§ Recorded data:
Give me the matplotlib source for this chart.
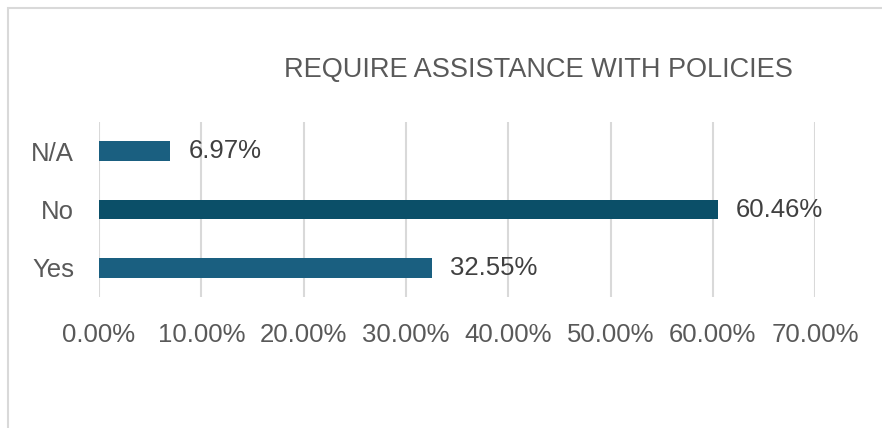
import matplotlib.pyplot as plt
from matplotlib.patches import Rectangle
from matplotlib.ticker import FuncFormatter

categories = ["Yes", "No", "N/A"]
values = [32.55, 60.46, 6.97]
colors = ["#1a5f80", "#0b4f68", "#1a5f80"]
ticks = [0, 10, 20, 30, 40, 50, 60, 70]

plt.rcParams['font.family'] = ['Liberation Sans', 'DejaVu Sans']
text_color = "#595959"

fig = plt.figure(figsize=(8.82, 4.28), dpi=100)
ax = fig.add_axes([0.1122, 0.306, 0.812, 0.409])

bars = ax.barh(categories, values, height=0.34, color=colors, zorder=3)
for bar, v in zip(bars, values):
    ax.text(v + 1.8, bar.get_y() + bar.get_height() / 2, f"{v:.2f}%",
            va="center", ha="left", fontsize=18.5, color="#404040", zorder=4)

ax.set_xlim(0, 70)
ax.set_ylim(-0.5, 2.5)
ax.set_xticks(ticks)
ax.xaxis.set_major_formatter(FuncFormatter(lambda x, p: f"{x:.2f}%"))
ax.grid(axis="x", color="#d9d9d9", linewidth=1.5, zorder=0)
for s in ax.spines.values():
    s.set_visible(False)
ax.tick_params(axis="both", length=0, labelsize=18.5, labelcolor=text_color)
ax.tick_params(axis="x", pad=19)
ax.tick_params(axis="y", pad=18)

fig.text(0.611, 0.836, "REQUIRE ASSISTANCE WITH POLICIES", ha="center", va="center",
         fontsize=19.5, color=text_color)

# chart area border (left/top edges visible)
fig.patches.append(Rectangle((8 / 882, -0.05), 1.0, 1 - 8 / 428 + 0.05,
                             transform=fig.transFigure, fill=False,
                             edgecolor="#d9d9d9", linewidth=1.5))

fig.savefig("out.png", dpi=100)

§ What to produce: Everything from the top line of the data down to and including the line with "ticks = [0, 10, 20, 30, 40, 50, 60, 70]" is to be copied, except the pictures.

§ Response to the exercise:
Give me the matplotlib source for this chart.
import matplotlib.pyplot as plt
from matplotlib.patches import Rectangle
from matplotlib.ticker import FuncFormatter

categories = ["Yes", "No", "N/A"]
values = [32.55, 60.46, 6.97]
colors = ["#1a5f80", "#0b4f68", "#1a5f80"]
ticks = [0, 10, 20, 30, 40, 50, 60, 70]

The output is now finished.